5. A mail server

Setting up a mail server has two big problems:

  • It is difficult to maintain; especially the security patches are a PITA
  • Mail server set-up is complicated. Very complicated.

There are two solutions for that:

  • With fetchmail you do not need to expose your mail server to the Internet
  • With citadel setting up the mail server is easy

So, Citadel it is.

5.1. Install Citadel on a Pi

5.1.1. Considerations

You will be wanting to keep quite a lot of mail on-line. The SD card is not the right place to do that. And, although you could use a USB stick, I would recommend spinning rust. You will need to put /var/lib/citadel on that disk. You could choose to put /var completely on the disk, which will further relieve your SD card from write actions.

I would not state that mail is the most important thing in life, but I would be pretty miffed if I lost my mail. So a backup is required for me.

Installing Citadel is an interactive process. You will be prompted with Package Configuration dialogs, that may change from version to version. I would have loved to install Citadel with Ansible, but I failed to do that consistently.

5.1.2. The installation

5.1.3. Via apt-get

The default installation method for Citadel on a Pi is:

sudo -s
apt-get update
apt-get upgrade
apt-get install citadel-suite

You will see a number of dialog screens:

  • Please specify the IP address which the server should be listening to. 0.0.0.0 is OK, because we're not exposing it to the Internet.
  • Authentication method to use: I use Internal, because I do not serve an LDAP or AD
  • Citadel administrator username: admin is fine; choose your own password.
  • Use internal for webcit, unless you plan to integrate it with Apache
  • HTTP port 80, HTTPS 443
  • User defined language

which is basically all the defaults. (If that was consistent I could install it via Ansible...)

5.1.4. Easy install

The problem with Easy Install is, that it is neither easy nor quick. The difficult part of the "easy" install is the dependencies. On my raspian, I had to install a number of development packages before the compiles succeeded.

sudo -s
cd /root
apt-get install libical-dev
apt-get install libldb-dev  libldap2-dev
apt-get install gettext
apt-get install autoconf
apt-get install libcurl4-openssl-dev
curl http://easyinstall.citadel.org/install | sh

Answer the questions that after a while appear, and you're in business. Login as admin and create your own user-id under the Administration button. For testing purposes, I also created a test-user, aptly named test.

5.2. Fetchmail

To get the mail in, I use fetchmail. This allows me to have different mail providers and get it all in one mailbox at home.

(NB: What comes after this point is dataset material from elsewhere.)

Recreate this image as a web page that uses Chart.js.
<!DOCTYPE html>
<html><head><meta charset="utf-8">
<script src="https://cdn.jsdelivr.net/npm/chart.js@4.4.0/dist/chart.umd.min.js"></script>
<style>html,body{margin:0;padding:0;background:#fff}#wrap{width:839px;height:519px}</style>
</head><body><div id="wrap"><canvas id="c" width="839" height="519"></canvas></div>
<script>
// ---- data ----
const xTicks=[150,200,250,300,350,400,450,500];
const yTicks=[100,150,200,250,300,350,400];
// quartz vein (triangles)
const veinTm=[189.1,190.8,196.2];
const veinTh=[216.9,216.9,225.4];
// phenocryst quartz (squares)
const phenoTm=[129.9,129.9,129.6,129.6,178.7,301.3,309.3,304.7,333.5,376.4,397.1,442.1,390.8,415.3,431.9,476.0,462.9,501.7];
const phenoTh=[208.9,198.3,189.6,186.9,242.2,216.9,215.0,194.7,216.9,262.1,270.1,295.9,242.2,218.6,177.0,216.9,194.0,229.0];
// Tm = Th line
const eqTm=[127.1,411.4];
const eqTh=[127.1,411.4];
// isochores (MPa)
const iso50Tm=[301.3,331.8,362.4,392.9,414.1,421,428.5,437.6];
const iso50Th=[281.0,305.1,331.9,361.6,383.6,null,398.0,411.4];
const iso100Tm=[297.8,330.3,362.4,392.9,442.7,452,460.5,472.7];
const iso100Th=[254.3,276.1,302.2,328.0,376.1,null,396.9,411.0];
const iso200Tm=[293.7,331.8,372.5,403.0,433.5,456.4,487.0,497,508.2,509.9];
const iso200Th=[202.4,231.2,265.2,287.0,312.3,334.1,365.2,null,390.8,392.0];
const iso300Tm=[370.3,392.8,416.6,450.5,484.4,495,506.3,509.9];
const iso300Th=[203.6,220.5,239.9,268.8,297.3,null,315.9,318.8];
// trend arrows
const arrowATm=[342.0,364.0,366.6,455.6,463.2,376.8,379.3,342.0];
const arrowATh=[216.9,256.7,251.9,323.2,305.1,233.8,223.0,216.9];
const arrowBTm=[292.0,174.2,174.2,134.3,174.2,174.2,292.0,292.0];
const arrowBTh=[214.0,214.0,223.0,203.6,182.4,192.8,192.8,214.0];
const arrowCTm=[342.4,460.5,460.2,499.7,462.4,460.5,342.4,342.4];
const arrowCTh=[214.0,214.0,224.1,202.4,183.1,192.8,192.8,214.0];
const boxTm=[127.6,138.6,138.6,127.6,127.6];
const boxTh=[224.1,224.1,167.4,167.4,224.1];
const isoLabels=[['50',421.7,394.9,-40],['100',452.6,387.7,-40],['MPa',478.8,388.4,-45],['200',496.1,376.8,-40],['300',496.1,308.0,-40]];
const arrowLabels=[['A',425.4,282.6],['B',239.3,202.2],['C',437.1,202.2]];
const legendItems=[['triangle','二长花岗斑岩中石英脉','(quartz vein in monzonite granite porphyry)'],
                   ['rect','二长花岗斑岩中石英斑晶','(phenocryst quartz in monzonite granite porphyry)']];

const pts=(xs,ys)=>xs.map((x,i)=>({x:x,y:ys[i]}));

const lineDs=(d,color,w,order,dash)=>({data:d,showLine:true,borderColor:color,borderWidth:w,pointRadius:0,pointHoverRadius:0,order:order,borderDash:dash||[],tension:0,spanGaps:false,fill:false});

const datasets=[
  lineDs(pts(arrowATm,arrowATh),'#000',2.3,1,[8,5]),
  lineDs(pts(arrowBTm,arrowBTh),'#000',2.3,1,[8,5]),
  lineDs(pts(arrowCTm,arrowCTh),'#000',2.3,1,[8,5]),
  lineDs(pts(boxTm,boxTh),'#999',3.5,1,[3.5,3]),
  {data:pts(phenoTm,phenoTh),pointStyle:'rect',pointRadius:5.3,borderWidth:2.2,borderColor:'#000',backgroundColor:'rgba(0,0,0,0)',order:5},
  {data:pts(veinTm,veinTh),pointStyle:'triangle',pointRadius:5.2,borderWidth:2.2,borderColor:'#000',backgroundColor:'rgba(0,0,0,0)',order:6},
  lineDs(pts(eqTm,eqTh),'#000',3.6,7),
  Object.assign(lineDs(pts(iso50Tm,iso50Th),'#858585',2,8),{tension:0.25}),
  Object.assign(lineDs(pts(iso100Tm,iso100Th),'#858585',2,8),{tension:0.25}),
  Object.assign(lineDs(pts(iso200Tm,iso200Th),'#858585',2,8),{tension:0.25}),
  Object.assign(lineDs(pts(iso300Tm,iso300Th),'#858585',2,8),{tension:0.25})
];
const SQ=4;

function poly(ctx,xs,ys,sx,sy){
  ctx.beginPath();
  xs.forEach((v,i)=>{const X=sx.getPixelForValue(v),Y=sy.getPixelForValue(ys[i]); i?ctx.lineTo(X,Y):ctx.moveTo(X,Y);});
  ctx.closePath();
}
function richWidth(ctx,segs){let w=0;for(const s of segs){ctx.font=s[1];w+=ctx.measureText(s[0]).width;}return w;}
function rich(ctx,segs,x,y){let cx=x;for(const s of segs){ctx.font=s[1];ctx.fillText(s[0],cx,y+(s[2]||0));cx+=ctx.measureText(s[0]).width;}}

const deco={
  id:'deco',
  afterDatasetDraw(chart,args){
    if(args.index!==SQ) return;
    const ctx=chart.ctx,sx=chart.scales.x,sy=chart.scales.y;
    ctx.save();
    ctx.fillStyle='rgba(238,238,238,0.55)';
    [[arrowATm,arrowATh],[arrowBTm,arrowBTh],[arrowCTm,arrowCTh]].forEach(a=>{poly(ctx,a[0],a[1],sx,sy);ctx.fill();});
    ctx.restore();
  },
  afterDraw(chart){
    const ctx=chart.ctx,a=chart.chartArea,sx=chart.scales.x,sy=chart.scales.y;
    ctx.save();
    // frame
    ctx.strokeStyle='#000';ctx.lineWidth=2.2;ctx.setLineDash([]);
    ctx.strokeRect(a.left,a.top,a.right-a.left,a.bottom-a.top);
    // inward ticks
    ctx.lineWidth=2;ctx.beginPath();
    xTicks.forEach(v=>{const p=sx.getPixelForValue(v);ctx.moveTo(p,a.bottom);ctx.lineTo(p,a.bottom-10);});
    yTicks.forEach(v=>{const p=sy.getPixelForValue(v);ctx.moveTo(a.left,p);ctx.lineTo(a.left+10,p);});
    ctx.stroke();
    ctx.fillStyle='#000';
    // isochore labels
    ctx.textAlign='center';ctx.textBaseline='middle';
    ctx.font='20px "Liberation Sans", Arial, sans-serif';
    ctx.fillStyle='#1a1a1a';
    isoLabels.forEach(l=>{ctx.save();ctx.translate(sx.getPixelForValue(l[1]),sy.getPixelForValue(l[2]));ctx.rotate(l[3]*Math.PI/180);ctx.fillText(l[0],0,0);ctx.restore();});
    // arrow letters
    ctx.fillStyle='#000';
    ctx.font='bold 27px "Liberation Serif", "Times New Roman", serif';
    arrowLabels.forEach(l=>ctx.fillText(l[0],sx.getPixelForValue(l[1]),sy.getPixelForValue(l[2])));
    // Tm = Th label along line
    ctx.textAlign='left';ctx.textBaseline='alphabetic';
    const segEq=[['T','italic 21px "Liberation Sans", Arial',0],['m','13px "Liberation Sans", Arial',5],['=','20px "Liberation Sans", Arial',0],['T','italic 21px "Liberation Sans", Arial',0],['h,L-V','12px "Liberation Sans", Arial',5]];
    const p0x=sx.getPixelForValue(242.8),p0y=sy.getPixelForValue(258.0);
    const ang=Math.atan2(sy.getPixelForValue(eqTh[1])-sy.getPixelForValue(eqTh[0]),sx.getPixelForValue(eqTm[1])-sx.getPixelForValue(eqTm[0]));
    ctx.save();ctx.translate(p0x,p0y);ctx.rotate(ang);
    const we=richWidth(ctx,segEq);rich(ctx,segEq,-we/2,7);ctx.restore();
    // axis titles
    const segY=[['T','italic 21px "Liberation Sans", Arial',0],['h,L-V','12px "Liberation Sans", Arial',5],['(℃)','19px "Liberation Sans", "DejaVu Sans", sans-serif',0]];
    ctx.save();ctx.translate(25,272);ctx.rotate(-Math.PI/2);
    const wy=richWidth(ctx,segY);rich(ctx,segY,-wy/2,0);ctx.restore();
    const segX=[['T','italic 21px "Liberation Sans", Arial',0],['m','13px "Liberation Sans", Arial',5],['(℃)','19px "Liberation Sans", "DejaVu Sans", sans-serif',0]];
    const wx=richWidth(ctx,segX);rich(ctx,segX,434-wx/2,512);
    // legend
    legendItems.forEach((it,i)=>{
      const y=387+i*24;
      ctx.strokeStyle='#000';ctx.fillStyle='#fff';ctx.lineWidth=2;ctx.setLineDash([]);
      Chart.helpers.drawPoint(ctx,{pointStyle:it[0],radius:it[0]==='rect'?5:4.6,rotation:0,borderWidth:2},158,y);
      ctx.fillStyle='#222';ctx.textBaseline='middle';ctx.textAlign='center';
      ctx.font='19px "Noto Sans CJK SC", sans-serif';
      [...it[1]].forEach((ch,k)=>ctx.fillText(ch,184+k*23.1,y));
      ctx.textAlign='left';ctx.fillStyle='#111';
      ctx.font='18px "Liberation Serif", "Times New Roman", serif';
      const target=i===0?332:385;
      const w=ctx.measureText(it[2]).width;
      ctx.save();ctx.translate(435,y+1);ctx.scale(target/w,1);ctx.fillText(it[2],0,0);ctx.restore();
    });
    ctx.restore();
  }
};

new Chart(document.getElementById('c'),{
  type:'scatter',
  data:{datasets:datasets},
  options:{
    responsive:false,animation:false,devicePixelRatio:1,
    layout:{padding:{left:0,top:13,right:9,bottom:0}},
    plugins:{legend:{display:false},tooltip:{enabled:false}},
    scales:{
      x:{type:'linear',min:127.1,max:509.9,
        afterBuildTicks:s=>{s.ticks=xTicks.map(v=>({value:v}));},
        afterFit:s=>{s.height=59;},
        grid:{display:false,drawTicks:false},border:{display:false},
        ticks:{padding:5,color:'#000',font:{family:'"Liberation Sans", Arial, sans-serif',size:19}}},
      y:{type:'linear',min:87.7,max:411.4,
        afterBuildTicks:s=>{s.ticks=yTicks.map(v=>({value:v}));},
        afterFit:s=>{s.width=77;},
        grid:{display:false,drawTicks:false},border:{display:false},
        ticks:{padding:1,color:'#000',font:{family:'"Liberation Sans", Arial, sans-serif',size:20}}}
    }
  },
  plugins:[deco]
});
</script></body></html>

Installing is, as you'd expect:

sudo apt-get install fetchmail

Next, make for every user a .fetchmailrc in their home directory. The file should look like this:

poll pop.provider1.nl with proto POP3
    user "username"     , with password "secret"    , is my_name here warnings 3600
    user "second_user"  , with password "hemlighet" , is my_name here warnings 3600
	user "third_user"   , with password "tajomstvo" , is my_name here warnings 3600
poll pop.provider2.nl with proto POP3
	user "mailbox"      , with password "geheim"    , is my_name here warnings 3600

And you might put in the crontab for the user:

0,15,30,45 *  *   *   *    /usr/bin/fetchmail -v > /tmp/user.last_mail_fetch 2>/tmp/user.last_mail_error

to get mail every 15 minutes.

5.3. A backup server

A backup server is just another instance of Citadel. Every night, I make a backup of the relevant files to the backup server. I do a full backup; that means that I shutdown the primary mail server before the backup.

When the backup server is a newer version you cannot just copy the files to the backup server. Citadel will refuse to start, complaining about having both new and legacy configuration. apparently, citadel converts much of the legacy to the new when it starts up.

So, for me, the backup script is as follows. Note that sigma is the name of the backup server.

logger "BACKUP:citadel:START"
/etc/init.d/citadel stop
ssh sigma /etc/init.d/webcit stop
ssh sigma /etc/init.d/citadel stop
sleep 60
logger "BACKUP:citadel:STOPPED"
ssh sigma rm -rf /var/lib/citadel.old/*
ssh sigma rm -rf /etc/citadel.old/*
ssh sigma mv /var/lib/citadel/* /var/lib/citadel.old
ssh sigma mv /etc/citadel/* /etc/citadel.old

scp -r /var/lib/citadel/* sigma:/var/lib/citadel
scp -r /etc/citadel/* sigma:/var/lib/citadel/etc
scp ~ljm/.fetchmailrc sigma:/var/lib/citadel/fetchmailrc
logger "BACKUP:citadel:COPIED to sigma"

ssh sigma /etc/init.d/citadel start
ssh sigma /etc/init.d/webcit start
/etc/init.d/citadel start
logger "BACKUP:citadel:RESTARTED"
logger "BACKUP:citadel:END"

As a bonus, there is an extra copy of the mail (1 day older) that is saved.

5.4. note

Raspberry Pi is a trademark of the Raspberry Pi Foundation.